Records with drawing code
========================
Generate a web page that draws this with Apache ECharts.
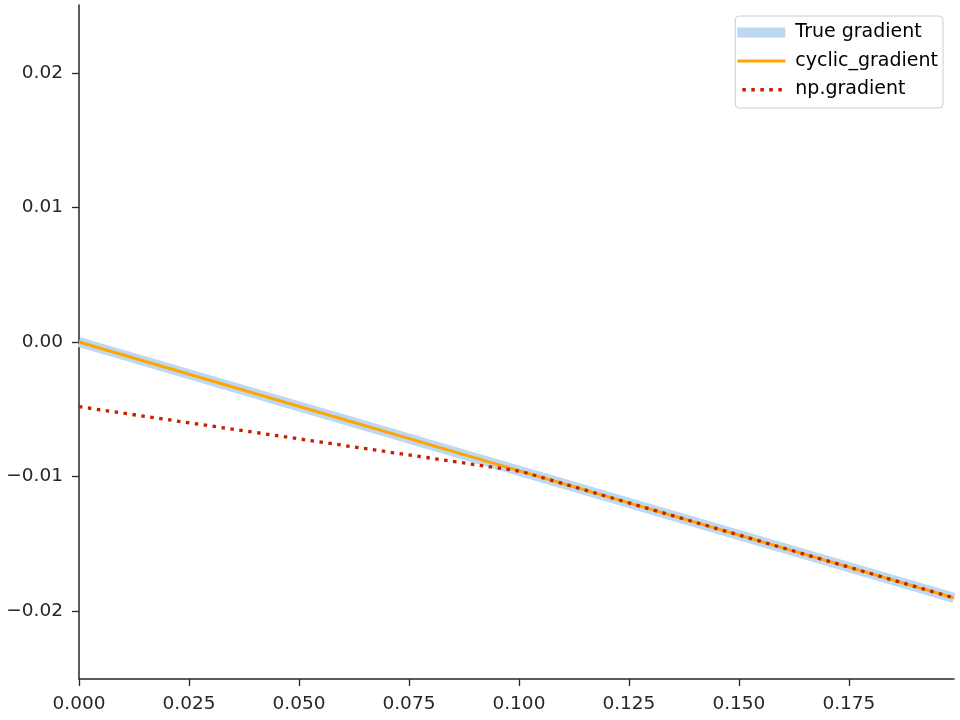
<!DOCTYPE html>
<html>
<head>
<meta charset="utf-8">
<script src="https://cdn.jsdelivr.net/npm/echarts@6/dist/echarts.min.js"></script>
<style>
html,body{margin:0;padding:0;background:#fff;}
#chart{width:960px;height:720px;}
</style>
</head>
<body>
<div id="chart"></div>
<script>
// Sample positions (x) and gradient values
var xs = [0, 0.1005, 0.1989];
var trueGradient = [0, -0.00962, -0.01903];
var cyclicGradient = [0, -0.00962, -0.01903];
var npGradient = [-0.00481, -0.00962, -0.01903];
var xTicks = [0, 0.025, 0.05, 0.075, 0.1, 0.125, 0.15, 0.175];
var yTicks = [-0.02, -0.01, 0, 0.01, 0.02];
var seriesNames = ['True gradient', 'cyclic_gradient', 'np.gradient'];

function pairs(vals){ return xs.map(function(x,i){ return [x, vals[i]]; }); }
function fmt(v, d){ var s = Math.abs(v).toFixed(d); return (v < -1e-12 ? '\u2212' : '') + s; }

var font = 'DejaVu Sans';
var axisCol = '#262626';
var blue = '#bcd8f2', orange = '#ffa500', red = '#c62000';
// legend handle shapes in a 48x18 box (corner points fix the box)
var box = 'M0,0 L0,0 Z M48,18 L48,18 Z ';
var iconBand = 'path://' + box + 'M0,4 L48,4 L48,14 L0,14 Z';
var iconLine = 'path://' + box + 'M0,7.5 L48,7.5 L48,10.5 L0,10.5 Z';
var iconDots = 'path://' + box +
  'M5,7.5 L8.5,7.5 L8.5,11 L5,11 Z M14,7.5 L17.5,7.5 L17.5,11 L14,11 Z ' +
  'M23,7.5 L26.5,7.5 L26.5,11 L23,11 Z M32,7.5 L35.5,7.5 L35.5,11 L32,11 Z ' +
  'M41,7.5 L44.5,7.5 L44.5,11 L41,11 Z';

var chart = echarts.init(document.getElementById('chart'), null, {renderer:'canvas'});
chart.setOption({
  animation:false,
  backgroundColor:'#fff',
  textStyle:{fontFamily:font},
  grid:{left:79, right:6, top:5, bottom:41, containLabel:false},
  legend:{
    right:17, top:16, orient:'vertical',
    padding:[7,5,9,2], itemGap:9.5, itemWidth:48, itemHeight:18,
    borderColor:'#cccccc', borderWidth:1, borderRadius:4, backgroundColor:'rgba(255,255,255,0.8)',
    textStyle:{fontFamily:font, fontSize:19, color:'#000', padding:[0,0,0,5]},
    data:[
      {name:seriesNames[0], icon:iconBand, itemStyle:{color:blue, borderWidth:0}},
      {name:seriesNames[1], icon:iconLine, itemStyle:{color:orange, borderWidth:0}},
      {name:seriesNames[2], icon:iconDots, itemStyle:{color:red, borderWidth:0}}
    ]
  },
  xAxis:{
    type:'value', min:0, max:0.1989,
    axisLine:{show:true, onZero:false, lineStyle:{color:axisCol, width:1.5}},
    axisTick:{show:true, length:7, customValues:xTicks, lineStyle:{color:axisCol, width:1.3}},
    axisLabel:{customValues:xTicks, color:axisCol, fontFamily:font, fontSize:18.5, margin:16,
      formatter:function(v){ return fmt(v,3); }},
    splitLine:{show:false}
  },
  yAxis:{
    type:'value', min:-0.02506, max:0.02506,
    axisLine:{show:true, onZero:false, lineStyle:{color:axisCol, width:1.5}},
    axisTick:{show:true, length:7, customValues:yTicks, lineStyle:{color:axisCol, width:1.3}},
    axisLabel:{customValues:yTicks, color:axisCol, fontFamily:font, fontSize:18.5, margin:16,
      formatter:function(v){ return fmt(v,2); }},
    splitLine:{show:false}
  },
  series:[
    {name:seriesNames[0], type:'line', data:pairs(trueGradient), symbol:'none', clip:true,
      lineStyle:{color:blue, width:10}, itemStyle:{color:blue}, z:1},
    {name:seriesNames[1], type:'line', data:pairs(cyclicGradient), symbol:'none', clip:true,
      lineStyle:{color:orange, width:3}, itemStyle:{color:orange}, z:2},
    {name:seriesNames[2], type:'line', data:pairs(npGradient), symbol:'none', clip:true,
      lineStyle:{color:red, width:3.3, type:[3.5,5.5], cap:'butt'}, itemStyle:{color:red}, z:3}
  ]
});
</script>
</body>
</html>
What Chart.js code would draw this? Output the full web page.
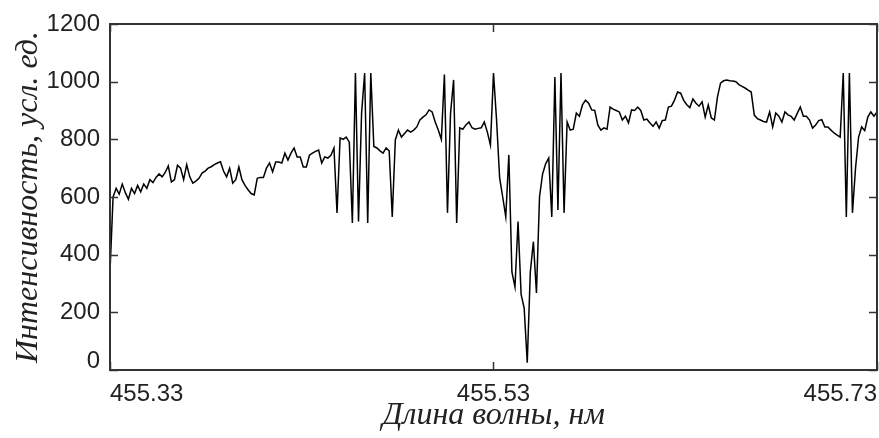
<!DOCTYPE html>
<html>
<head>
<meta charset="utf-8">
<script src="https://cdn.jsdelivr.net/npm/chart.js@4/dist/chart.umd.min.js"></script>
<style>
  html, body { margin: 0; padding: 0; background: #fff; }
  #wrap { width: 879px; height: 438px; }
</style>
</head>
<body>
<div id="wrap"><canvas id="spectrum" width="879" height="438"></canvas></div>
<script>
// Spectrum sampling grid, nm
const wavelengthStart = 455.33;
const wavelengthStep = 0.0016;

// Measured intensity, arb. units (one value per grid step)
const intensity = [
  340, 600, 630, 610, 645, 615, 592, 630, 612, 640,
  618, 645, 630, 660, 650, 668, 680, 670, 685, 708,
  652, 660, 710, 700, 660, 712, 670, 648, 655, 665,
  683, 690, 700, 705, 712, 718, 722, 690, 670, 700,
  648, 660, 704, 660, 640, 625, 612, 607, 665, 668,
  668, 700, 718, 687, 721, 721, 718, 752, 728, 752,
  770, 739, 739, 704, 704, 745, 752, 758, 763, 718,
  739, 735, 745, 770, 545, 805, 800, 808, 790, 510,
  1030, 515, 890, 1030, 510, 1030, 775, 770, 760, 752,
  770, 760, 531, 798, 832, 808, 820, 832, 825, 832,
  843, 867, 877, 885, 902, 895, 860, 832, 800, 1025,
  545, 890, 1006, 510, 840, 835, 850, 860, 840, 835,
  838, 840, 860, 825, 780, 1030, 867, 666, 600, 531,
  746, 340, 288, 515, 262, 215, 25, 340, 445, 267,
  600, 680, 715, 735, 531, 1016, 555, 1030, 545, 860,
  832, 835, 891, 880, 920, 936, 925, 902, 900, 850,
  832, 840, 835, 912, 905, 900, 895, 867, 880, 857,
  902, 900, 912, 900, 867, 870, 857, 845, 860, 839,
  865, 867, 912, 915, 936, 964, 960, 935, 920, 910,
  940, 925, 915, 930, 877, 919, 874, 867, 947, 995,
  1003, 1006, 1003, 1002, 1000, 990, 984, 978, 971, 964,
  884, 872, 867, 862, 860, 895, 843, 891, 880, 860,
  895, 885, 880, 867, 890, 912, 880, 880, 867, 839,
  850, 865, 868, 843, 843, 832, 822, 815, 808, 1030,
  531, 1030, 545, 700, 808, 843, 830, 877, 895, 880, 895
];

const xTickValues = [455.33, 455.53, 455.73];
const yTickValues = [0, 200, 400, 600, 800, 1000, 1200];
const xTitle = 'Длина волны, нм';
const yTitle = 'Интенсивность, усл. ед.';

const wavelengths = intensity.map((_, i) => +(wavelengthStart + i * wavelengthStep).toFixed(4));
const points = wavelengths.map((w, i) => ({ x: w, y: intensity[i] }));

const sansFamily = '"Liberation Sans", Arial, sans-serif';
const serifFamily = '"Liberation Serif", "Times New Roman", serif';
const TICK_LEN = 8;

// Box around the plot area with inward tick marks on all four sides
const framePlugin = {
  id: 'frame',
  afterDatasetsDraw(chart) {
    const { ctx, chartArea: { left, right, top, bottom }, scales: { x, y } } = chart;
    ctx.save();
    ctx.strokeStyle = '#333';
    ctx.lineWidth = 1.5;
    ctx.beginPath();
    yTickValues.forEach(v => {
      const p = Math.round(y.getPixelForValue(v)) + 0.5;
      ctx.moveTo(left, p); ctx.lineTo(left + TICK_LEN, p);
      ctx.moveTo(right, p); ctx.lineTo(right - TICK_LEN, p);
    });
    xTickValues.forEach(v => {
      const p = Math.round(x.getPixelForValue(v)) + 0.5;
      ctx.moveTo(p, bottom); ctx.lineTo(p, bottom - TICK_LEN);
      ctx.moveTo(p, top); ctx.lineTo(p, top + TICK_LEN);
    });
    ctx.stroke();
    ctx.lineWidth = 2;
    ctx.strokeRect(left, top, right - left, bottom - top);
    ctx.restore();
  }
};

new Chart(document.getElementById('spectrum'), {
  type: 'line',
  data: {
    datasets: [{
      data: points,
      borderColor: '#000',
      borderWidth: 1.5,
      pointRadius: 0,
      tension: 0,
      fill: false
    }]
  },
  options: {
    responsive: false,
    animation: false,
    devicePixelRatio: 1,
    layout: { padding: { top: 24, right: 2, left: 0, bottom: 0 } },
    plugins: { legend: { display: false }, tooltip: { enabled: false } },
    scales: {
      x: {
        type: 'linear',
        min: 455.33,
        max: 455.73,
        afterBuildTicks: s => { s.ticks = xTickValues.map(v => ({ value: v })); },
        afterFit: s => { s.height = 68; s.paddingLeft = 0; s.paddingRight = 0; },
        grid: { display: false, drawTicks: false },
        border: { display: false },
        ticks: {
          align: 'inner',
          autoSkip: false,
          maxRotation: 0,
          padding: 10,
          color: '#222',
          font: { family: sansFamily, size: 24 },
          callback: v => Number(v).toFixed(2)
        },
        title: {
          display: true,
          text: xTitle,
          color: '#222',
          font: { family: serifFamily, style: 'italic', size: 32 },
          padding: { top: 0, bottom: 3 }
        }
      },
      y: {
        type: 'linear',
        min: 0,
        max: 1200,
        afterBuildTicks: s => { s.ticks = yTickValues.map(v => ({ value: v })); },
        afterFit: s => { s.width = 110; s.paddingTop = 0; s.paddingBottom = 0; },
        grid: { display: false, drawTicks: false },
        border: { display: false },
        ticks: {
          padding: 10,
          color: '#222',
          font: ctx => ({
            family: sansFamily,
            size: 24,
            lineHeight: (ctx.tick && ctx.tick.value === 0) ? '18px' : 1.2
          }),
          callback: v => (v === 0 ? ['0', ''] : String(v))
        },
        title: {
          display: true,
          text: yTitle,
          color: '#222',
          font: { family: serifFamily, style: 'italic', size: 32 },
          padding: { top: 9, bottom: 0 }
        }
      }
    }
  },
  plugins: [framePlugin]
});
</script>
</body>
</html>
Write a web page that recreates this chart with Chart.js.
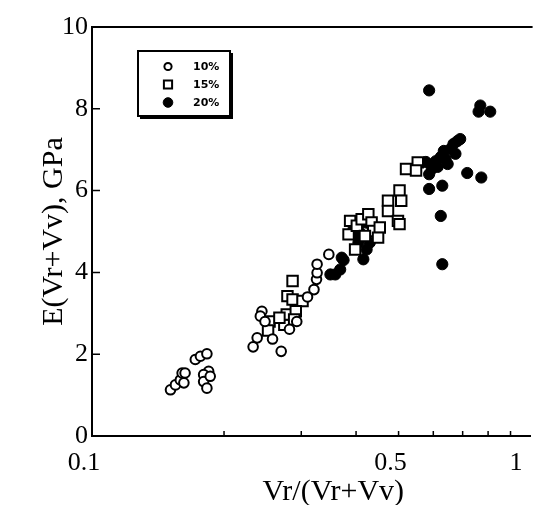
<!DOCTYPE html>
<html>
<head>
<meta charset="utf-8">
<script src="https://cdn.jsdelivr.net/npm/chart.js@4"></script>
<style>
  html, body { margin: 0; padding: 0; background: #fff; overflow: hidden; }
  #wrap { position: relative; width: 540px; height: 505px; }
</style>
</head>
<body>
<div id="wrap"><canvas id="chart" width="540" height="505"></canvas></div>
<script>
// === Data ===
const ratio10 = [0.151, 0.155, 0.159, 0.1605, 0.163, 0.162, 0.172, 0.1767, 0.1828, 0.1845, 0.1797, 0.1797, 0.1828, 0.186,
    0.233, 0.238, 0.258, 0.270, 0.244, 0.242, 0.282, 0.3207, 0.325, 0.326, 0.326, 0.3467, 0.248, 0.293, 0.31];
const modulus10 = [1.13, 1.25, 1.37, 1.54, 1.54, 1.30, 1.87, 1.95, 2.01, 1.58, 1.50, 1.33, 1.17, 1.46,
    2.18, 2.40, 2.37, 2.07, 3.05, 2.93, 2.61, 3.58, 3.83, 3.99, 4.20, 4.44, 2.80, 2.80, 3.40];

const ratio15 = [0.254, 0.252, 0.2745, 0.278, 0.2866, 0.279, 0.2866, 0.302, 0.2915, 0.289, 0.2675,
    0.3845, 0.3877, 0.398, 0.4016, 0.412, 0.4266, 0.434, 0.4377, 0.453, 0.449, 0.419,
    0.473, 0.473, 0.5025, 0.507, 0.4984, 0.5025, 0.520, 0.553, 0.548];
const modulus15 = [2.80, 2.58, 2.72, 2.97, 3.79, 3.42, 3.34, 3.30, 3.05, 2.85, 2.89,
    4.93, 5.26, 4.56, 5.14, 5.30, 5.42, 5.22, 5.01, 5.10, 4.85, 4.89,
    5.75, 5.50, 6.00, 5.75, 5.26, 5.18, 6.53, 6.69, 6.49];

const ratio20 = [0.3496, 0.3587, 0.368, 0.3746, 0.371, 0.4016, 0.405, 0.4156, 0.4228, 0.4156, 0.408, 0.430, 0.3947,
    0.587, 0.768, 0.761, 0.809, 0.717, 0.772, 0.587, 0.629, 0.624, 0.629,
    0.577, 0.5955, 0.587, 0.608, 0.624, 0.640, 0.634, 0.657, 0.667, 0.681, 0.691, 0.674, 0.614, 0.647, 0.600];
const modulus20 = [3.95, 3.95, 4.07, 4.30, 4.36, 4.89, 4.73, 4.32, 4.56, 5.22, 4.97, 4.73, 5.06,
    8.45, 8.08, 7.93, 7.93, 6.43, 6.32, 6.04, 6.12, 5.38, 4.20,
    6.70, 6.53, 6.40, 6.72, 6.82, 6.77, 6.97, 7.02, 7.14, 7.21, 7.26, 6.90, 6.58, 6.65, 6.65];

const SERIES_LABELS = ['10%', '15%', '20%'];
const X_TICKS = [0.1, 0.5, 1];
const X_LABELS = ['0.1', '0.5', '1  '];
const X_MINOR = [0.2, 0.3, 0.4, 0.5, 0.6, 0.7, 0.8, 0.9];
const Y_TICKS = [0, 2, 4, 6, 8, 10];
const X_TITLE = 'Vr/(Vr+Vv)';
const Y_TITLE = 'E(Vr+Vv), GPa';

const SERIF = '"Liberation Serif", "Times New Roman", serif';

const zip = (xs, ys) => xs.map((x, i) => ({ x, y: ys[i] }));

// legend + frame + inward ticks, drawn on top
const framePlugin = {
    id: 'frame',
    afterDraw(chart) {
        const { ctx, chartArea: a, scales: { x, y } } = chart;
        ctx.save();
        ctx.strokeStyle = '#000';
        ctx.lineWidth = 2;
        ctx.beginPath();
        ctx.moveTo(a.left - 1, a.top);
        ctx.lineTo(a.right + 2, a.top);
        ctx.stroke();

        ctx.lineWidth = 1.5;
        ctx.beginPath();
        X_MINOR.forEach(v => {
            const px = x.getPixelForValue(v);
            ctx.moveTo(px, a.bottom);
            ctx.lineTo(px, a.bottom - 5);
        });
        Y_TICKS.forEach(v => {
            const py = y.getPixelForValue(v);
            ctx.moveTo(a.left, py);
            ctx.lineTo(a.left + 8, py);
        });
        ctx.stroke();

        // x title
        ctx.fillStyle = '#000';
        ctx.font = `30px ${SERIF}`;
        ctx.textAlign = 'center';
        ctx.textBaseline = 'middle';
        ctx.fillText(X_TITLE, (a.left + a.right) / 2 + 22, 492);

        // legend box
        const bx = a.left + 46, by = a.top + 24, bw = 92, bh = 65;
        ctx.fillStyle = '#fff';
        ctx.fillRect(bx, by, bw, bh);
        ctx.fillStyle = '#000';
        ctx.fillRect(bx + bw, by + 2, 3, bh + 1);
        ctx.fillRect(bx + 2, by + bh, bw + 1, 3);
        ctx.lineWidth = 2;
        ctx.strokeRect(bx, by, bw, bh);

        const legendStyle = [
            { pointStyle: 'circle', radius: 3.6, borderWidth: 2, fill: '#fff' },
            { pointStyle: 'rect', radius: 5.8, borderWidth: 2, fill: '#fff' },
            { pointStyle: 'circle', radius: 4.8, borderWidth: 1, fill: '#000' }
        ];
        ctx.font = `bold 11px "DejaVu Sans", sans-serif`;
        ctx.textAlign = 'left';
        SERIES_LABELS.forEach((lab, i) => {
            const ry = by + 15.5 + i * 18;
            const st = legendStyle[i];
            ctx.fillStyle = st.fill;
            ctx.strokeStyle = '#000';
            ctx.lineWidth = st.borderWidth;
            Chart.helpers.drawPoint(ctx, st, bx + 30, ry);
            ctx.fillStyle = '#000';
            ctx.fillText(lab, bx + 55, ry + 0.5);
        });
        ctx.restore();
    }
};

new Chart(document.getElementById('chart'), {
    type: 'scatter',
    data: {
        datasets: [{
            label: SERIES_LABELS[0],
            data: zip(ratio10, modulus10),
            pointStyle: 'circle',
            pointRadius: 4.8,
            pointBorderWidth: 2,
            pointBackgroundColor: '#fff',
            pointBorderColor: '#000'
        }, {
            label: SERIES_LABELS[1],
            data: zip(ratio15, modulus15),
            pointStyle: 'rect',
            pointRadius: 7.4,
            pointBorderWidth: 2,
            pointBackgroundColor: '#fff',
            pointBorderColor: '#000'
        }, {
            label: SERIES_LABELS[2],
            data: zip(ratio20, modulus20),
            pointStyle: 'circle',
            pointRadius: 5.6,
            pointBorderWidth: 1,
            pointBackgroundColor: '#000',
            pointBorderColor: '#000'
        }]
    },
    options: {
        responsive: false,
        animation: false,
        layout: { padding: { top: 27, right: 4, left: 0, bottom: 0 } },
        plugins: {
            legend: { display: false },
            tooltip: { enabled: false }
        },
        scales: {
            x: {
                type: 'logarithmic',
                min: 0.1,
                max: 1,
                afterBuildTicks: s => { s.ticks = X_TICKS.map(v => ({ value: v })); },
                afterFit: s => { s.height = 69; s.paddingLeft = 0; s.paddingRight = 0; },
                ticks: {
                    callback: (v, i) => X_LABELS[i],
                    font: { family: SERIF, size: 26 },
                    color: '#000',
                    padding: 12,
                    labelOffset: -8,
                    maxRotation: 0,
                    autoSkip: false
                },
                grid: { display: false, drawTicks: false },
                border: { display: true, color: '#000', width: 2 }
            },
            y: {
                min: 0,
                max: 10,
                afterBuildTicks: s => { s.ticks = Y_TICKS.map(v => ({ value: v })); },
                afterFit: s => { s.width = 92; s.paddingTop = 0; s.paddingBottom = 0; },
                ticks: {
                    font: { family: SERIF, size: 26 },
                    color: '#000',
                    padding: 4
                },
                grid: { display: false, drawTicks: false },
                border: { display: true, color: '#000', width: 2 },
                title: {
                    display: true,
                    text: Y_TITLE,
                    font: { family: SERIF, size: 30 },
                    color: '#000',
                    padding: { top: 36, bottom: 0 }
                }
            }
        }
    },
    plugins: [framePlugin]
});
</script>
</body>
</html>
========================
Can the lines from the start of the records through the line with "s = Math.abs(v).toFixed(d);" be given again exactly, with the pictures left out?

_Exercise result_.
Generate a web page that draws this with Apache ECharts.
<!DOCTYPE html>
<html>
<head>
<meta charset="utf-8">
<script src="https://cdn.jsdelivr.net/npm/echarts@6/dist/echarts.min.js"></script>
<style>
html,body{margin:0;padding:0;background:#fff;}
#chart{width:960px;height:720px;}
</style>
</head>
<body>
<div id="chart"></div>
<script>
// Sample positions (x) and gradient values
var xs = [0, 0.1005, 0.1989];
var trueGradient = [0, -0.00962, -0.01903];
var cyclicGradient = [0, -0.00962, -0.01903];
var npGradient = [-0.00481, -0.00962, -0.01903];
var xTicks = [0, 0.025, 0.05, 0.075, 0.1, 0.125, 0.15, 0.175];
var yTicks = [-0.02, -0.01, 0, 0.01, 0.02];
var seriesNames = ['True gradient', 'cyclic_gradient', 'np.gradient'];

function pairs(vals){ return xs.map(function(x,i){ return [x, vals[i]]; }); }
function fmt(v, d){ var s = Math.abs(v).toFixed(d); return (v < -1e-12 ? '\u2212' : '') + s; }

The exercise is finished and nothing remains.